What is expected: Look over the lines below. Report each one that includes the string "code".

(Dataset excerpt)

⟨

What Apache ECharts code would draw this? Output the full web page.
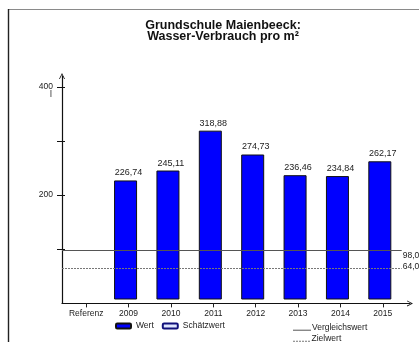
<!DOCTYPE html>
<html><head><meta charset="utf-8">
<script src="https://cdn.jsdelivr.net/npm/echarts@6/dist/echarts.min.js"></script>
<style>html,body{margin:0;padding:0;background:#fff}#c{width:419px;height:342px}</style>
</head><body><div id="c"></div>
<script>
// ---- data ----
const titleText = 'Grundschule Maienbeeck:\nWasser-Verbrauch pro m\u00b2';
const categories = ['Referenz', '2009', '2010', '2011', '2012', '2013', '2014', '2015'];
const wert = [null, 226.74, 245.11, 318.88, 274.73, 236.46, 234.84, 262.17];
const schaetzwert = [null, null, null, null, null, null, null, null];
const vergleichswert = 98.0;
const zielwert = 64.0;
const yTickValues = [100, 200, 300, 400];
const yLabelValues = [200, 400];
const yUnit = 'l';
const legendBars = ['Wert', 'Sch\u00e4tzwert'];
const legendLines = ['Vergleichswert', 'Zielwert'];

const fmt = v => (v == null ? '' : Number(v).toFixed(1).replace('.', ','));
const fmt2 = v => (v == null ? '' : Number(v).toFixed(2).replace('.', ','));
const FONT = 'Liberation Sans, Arial, sans-serif';
const chevron = 'path://M0,10 L5,0 L10,10 L8.6,10 L5,2.8 L1.4,10 Z';
const dotted = 'path://M0,0h2v1h-2zM3,0h2v1h-2zM6,0h2v1h-2zM9,0h2v1h-2zM12,0h2v1h-2zM15,0h2v1h-2z';
const lineLegend = (name, icon, top) => ({
  data: [{name: name, icon: icon}], left: 293, top: top, padding: 0,
  itemWidth: 18, itemHeight: 1,
  textStyle: {fontFamily: FONT, fontSize: 8.5, color: '#222', lineHeight: 5, padding: [0, 0, 0, -4]},
  formatter: n => n + '\n'
});

const chart = echarts.init(document.getElementById('c'), null, {renderer: 'canvas'});
chart.setOption({
  animation: false,
  backgroundColor: '#fff',
  graphic: [
    {type: 'line', shape: {x1: 8, y1: 9.5, x2: 419, y2: 9.5}, style: {stroke: '#8a8a8a', lineWidth: 1}},
    {type: 'line', shape: {x1: 8.5, y1: 9, x2: 8.5, y2: 342}, style: {stroke: '#222', lineWidth: 1.4}},
    {type: 'text', x: 223, y: 20.5, style: {text: titleText, fill: '#111', align: 'center', verticalAlign: 'top',
      font: 'bold 12.5px ' + FONT, lineHeight: 11}}
  ],
  grid: [
    {left: 65, right: 15, top: 76, bottom: 43},      // bars
    {left: 62, right: 9, top: 76, bottom: 38.6},     // axes with arrows
    {left: 62, right: 17.3, top: 76, bottom: 38.6}   // reference lines
  ],
  xAxis: [
    {gridIndex: 0, type: 'category', data: categories, offset: 4.4,
     axisLine: {show: false},
     axisTick: {show: true, alignWithLabel: true, length: 4, lineStyle: {color: '#222'}},
     axisLabel: {interval: 0, margin: 6, fontFamily: FONT, fontSize: 8.5, color: '#222'}},
    {gridIndex: 1, type: 'value', min: 0, max: 1, splitLine: {show: false},
     axisLine: {show: true, lineStyle: {color: '#111', width: 1.2}, symbol: ['none', chevron], symbolSize: [8, 6]},
     axisTick: {show: false}, axisLabel: {show: false}},
    {gridIndex: 2, type: 'value', min: 0, max: 1, show: false}
  ],
  yAxis: [
    {gridIndex: 0, type: 'value', min: 7.4, max: 420, show: false},
    {gridIndex: 1, type: 'value', min: 0, max: 420, splitLine: {show: false},
     axisLine: {show: true, lineStyle: {color: '#111', width: 1.2}, symbol: ['none', chevron], symbolSize: [8, 6]},
     axisTick: {show: true, length: 5, customValues: yTickValues, lineStyle: {color: '#111'}},
     axisLabel: {customValues: yLabelValues, margin: 9, fontFamily: FONT, fontSize: 8.5, color: '#222'}},
    {gridIndex: 2, type: 'value', min: 0, max: 420, splitLine: {show: false},
     axisLine: {show: false},
     axisTick: {show: true, inside: true, length: 3, customValues: yTickValues, lineStyle: {color: '#111'}},
     axisLabel: {customValues: [yLabelValues[yLabelValues.length - 1]], formatter: () => '\n\n' + yUnit,
       lineHeight: 8, margin: 10, fontFamily: FONT, fontSize: 8.5, color: '#222'}}
  ],
  legend: [
    {data: legendBars, left: 115, top: 321.5, padding: 0, itemWidth: 15, itemHeight: 5, itemGap: 8,
     textStyle: {fontFamily: FONT, fontSize: 8.5, color: '#222'}},
    lineLegend(legendLines[0], 'rect', 323.2),
    lineLegend(legendLines[1], dotted, 334.2)
  ],
  series: [
    {name: legendBars[0], type: 'bar', xAxisIndex: 0, yAxisIndex: 0, data: wert,
     barWidth: 23, barGap: 0,
     itemStyle: {color: '#0000ff', borderColor: '#111', borderWidth: 1},
     label: {show: true, position: 'top', distance: 3, offset: [3, 0], formatter: p => fmt2(p.value),
       fontFamily: FONT, fontSize: 9, color: '#222'}},
    {name: legendBars[1], type: 'bar', xAxisIndex: 0, yAxisIndex: 0, data: schaetzwert,
     barWidth: 6, barGap: 0,
     itemStyle: {color: '#dfe6ff', borderColor: '#10107a', borderWidth: 1}},
    {name: legendLines[0], type: 'line', xAxisIndex: 2, yAxisIndex: 2, data: [], symbol: 'none',
     itemStyle: {color: '#555'}, lineStyle: {color: '#555', width: 1},
     markLine: {silent: true, symbol: ['none', 'none'],
       lineStyle: {color: '#555', width: 1, type: 'solid'},
       label: {position: 'end', distance: 1, formatter: p => '\n' + fmt(p.value), lineHeight: 10,
         fontFamily: FONT, fontSize: 8.5, color: '#222'},
       data: [{yAxis: vergleichswert}]}},
    {name: legendLines[1], type: 'line', xAxisIndex: 2, yAxisIndex: 2, data: [], symbol: 'none',
     itemStyle: {color: '#777'}, lineStyle: {color: '#777', width: 1, type: [2, 2]},
     markLine: {silent: true, symbol: ['none', 'none'],
       lineStyle: {color: '#777', width: 1, type: [2, 1]},
       label: {position: 'end', distance: 1, formatter: p => fmt(p.value) + '\n', lineHeight: 5,
         fontFamily: FONT, fontSize: 8.5, color: '#222'},
       data: [{yAxis: zielwert}]}}
  ]
});
</script></body></html>
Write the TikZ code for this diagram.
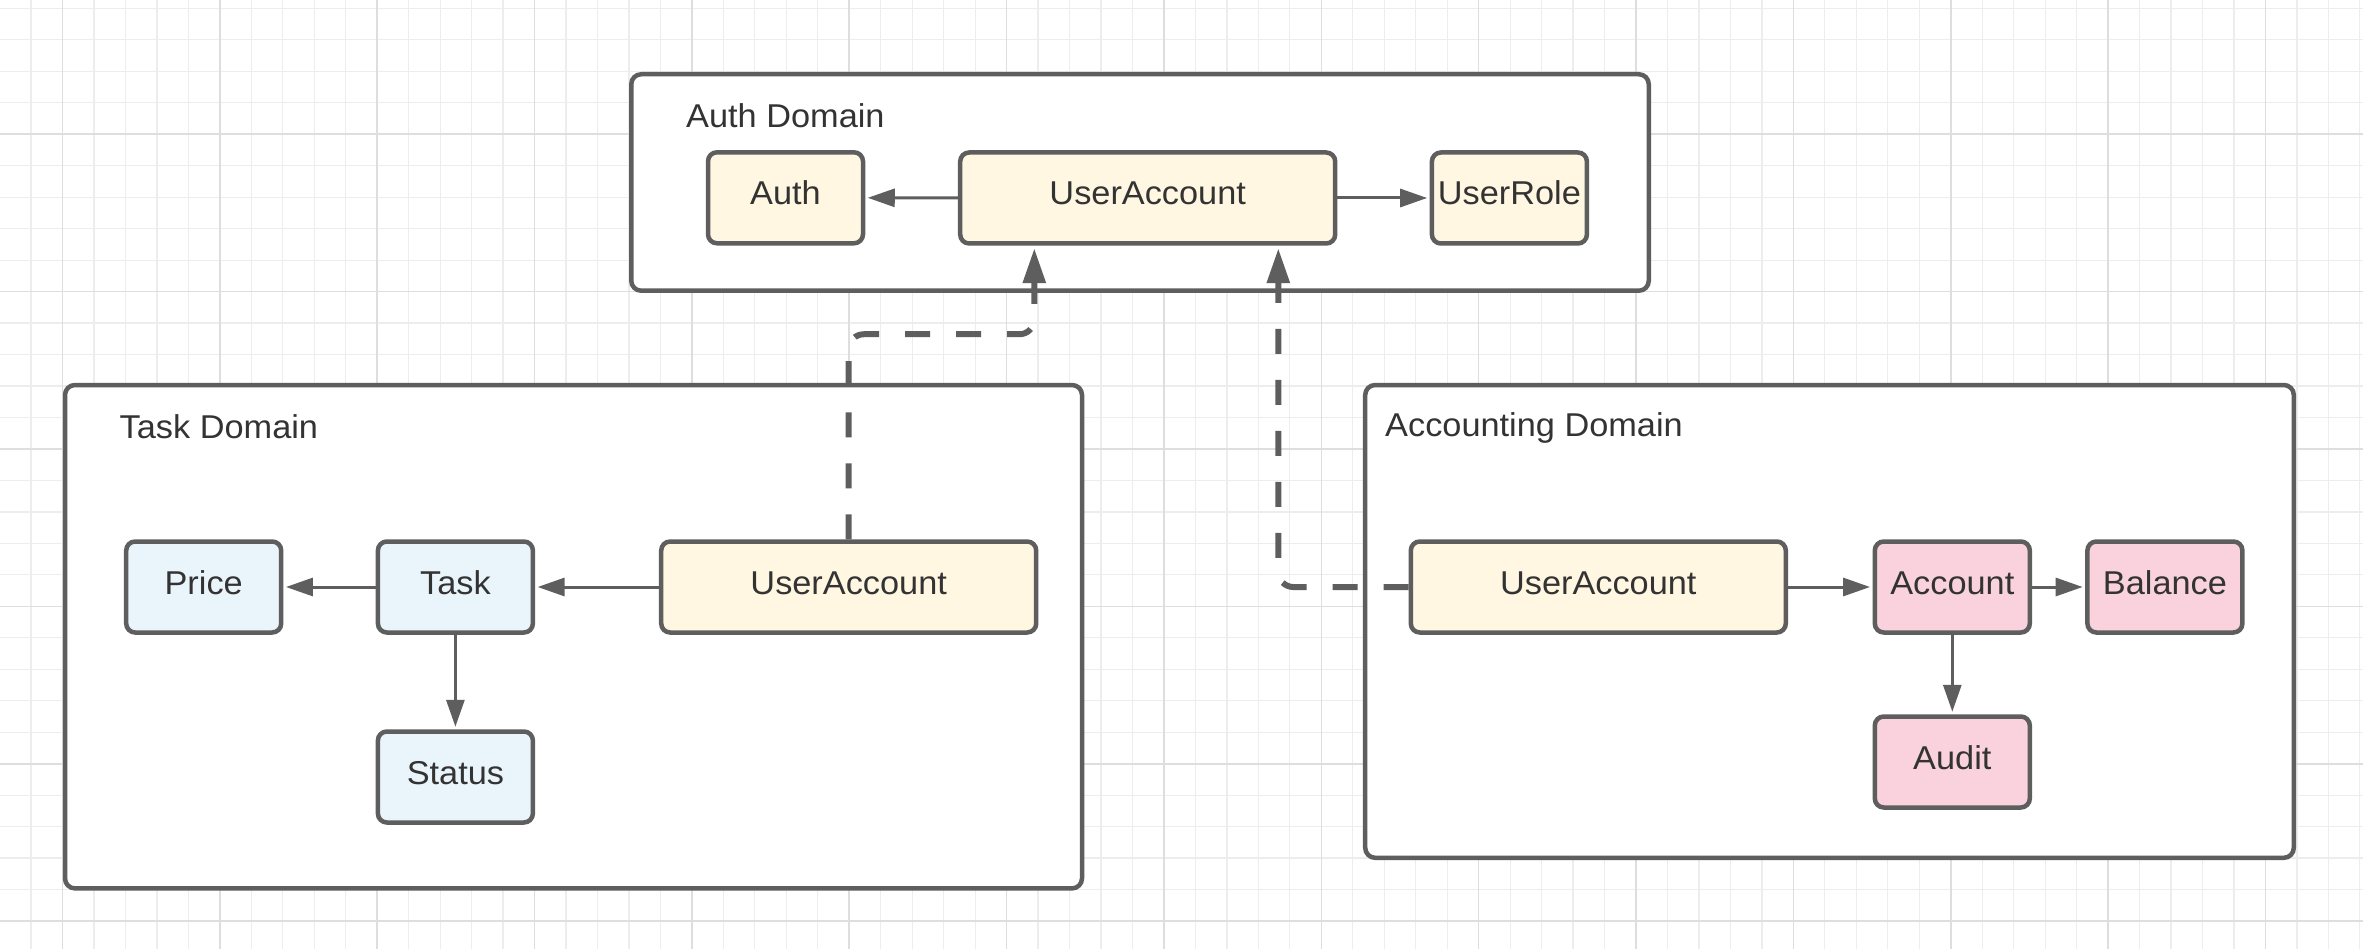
\documentclass[tikz,border=0pt]{standalone}
\usepackage{fontspec}
\setmainfont[FakeStretch=1.04]{Liberation Sans}
\usetikzlibrary{arrows.meta,calc}
\definecolor{edgec}{HTML}{5E5E5E}
\definecolor{txtc}{HTML}{333333}
\definecolor{cream}{HTML}{FFF7E2}
\definecolor{sky}{HTML}{EAF4FB}
\definecolor{rose}{HTML}{F9D2DE}
\definecolor{gridminor}{HTML}{EDEDED}
\definecolor{gridmajor}{HTML}{DEDEDE}
\begin{document}
\begin{tikzpicture}[x=1pt,y=-1pt,
  every node/.style={font=\fontsize{33pt}{40pt}\selectfont, text=txtc},
  container/.style={draw=edgec, line width=4.5pt, fill=white, rounded corners=10pt},
  entity/.style={draw=edgec, line width=4.5pt, rounded corners=9pt, minimum height=91pt,
                 inner sep=0pt, text height=24pt, text depth=10pt, align=center},
  entitysm/.style={entity, minimum width=155pt},
  entitywd/.style={entity, minimum width=375pt},
  conn/.style={draw=edgec, line width=3pt, -{Triangle[length=27pt,width=18pt]}, shorten >=2.5pt},
  depends/.style={draw=edgec, line width=6pt, dash pattern=on 25pt off 26pt, rounded corners=15pt,
                  -{Triangle[length=35pt,width=22pt]}, shorten >=2.5pt},
  domainlabel/.style={anchor=base west, inner sep=0pt},
  minorline/.style={draw=gridminor, line width=1.2pt},
  majorline/.style={draw=gridmajor, line width=1.6pt}
]
\useasboundingbox (0,0) rectangle (2363,949);
\fill[white] (0,0) rectangle (2363,949);
% grid
\foreach \i in {-1,...,73} \draw[minorline] ({62.5+31.47*\i},0) -- ({62.5+31.47*\i},949);
\foreach \j in {0,...,29} \draw[minorline] (0,{8.4+31.47*\j}) -- (2363,{8.4+31.47*\j});
\foreach \i in {0,...,14} \draw[majorline] ({62.5+157.35*\i},0) -- ({62.5+157.35*\i},949);
\foreach \j in {0,...,5} \draw[majorline] (0,{134.3+157.35*\j}) -- (2363,{134.3+157.35*\j});

% containers
\draw[container] (631.25,74.25) rectangle (1648.75,290.75);
\draw[container] (65,385) rectangle (1082,888.4);
\draw[container] (1365.2,385) rectangle (2293.8,857.8);

% domain labels
\node[domainlabel] (authlbl) at (686,127.7) {Auth Domain};
\node[domainlabel] (tasklbl) at (119.5,438.3) {Task Domain};
\node[domainlabel] (acclbl) at (1385,436) {Accounting Domain};

% Auth domain
\node[entitysm, fill=cream] (auth) at (785.5,197.8) {Auth};
\node[entitywd, fill=cream] (aua) at (1147.7,198) {UserAccount};
\node[entitysm, fill=cream] (urole) at (1509.4,198) {UserRole};

% Task domain
\node[entitysm, fill=sky] (price) at (203.7,587) {Price};
\node[entitysm, fill=sky] (task) at (455.4,587) {Task};
\node[entitywd, fill=cream] (tua) at (848.7,587) {UserAccount};
\node[entitysm, fill=sky] (status) at (455.4,777) {Status};

% Accounting domain
\node[entitywd, fill=cream] (acua) at (1598.3,587) {UserAccount};
\node[entitysm, fill=rose] (account) at (1952.3,587) {Account};
\node[entitysm, fill=rose] (balance) at (2164.9,587) {Balance};
\node[entitysm, fill=rose] (audit) at (1952.3,762) {Audit};

% solid connectors
\draw[conn] (aua.west) -- (auth.east);
\draw[conn] (aua.east) -- (urole.west);
\draw[conn] (tua.west) -- (task.east);
\draw[conn] (task.west) -- (price.east);
\draw[conn] (task.south) -- (status.north);
\draw[conn] (acua.east) -- (account.west);
\draw[conn] (account.east) -- (balance.west);
\draw[conn] (account.south) -- (audit.north);

% dashed dependencies
\coordinate (auain1) at ($(aua.south)+(-113.4,0)$);
\coordinate (auain2) at ($(aua.south)+(130.6,0)$);
\draw[depends] (tua.north) -- ++(0,-205) -| (auain1);
\draw[depends] (acua.west) -| (auain2);
\end{tikzpicture}
\end{document}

⟩

Result below:
What Apache ECharts code would draw this? Output the full web page.
Write the TikZ code for this diagram.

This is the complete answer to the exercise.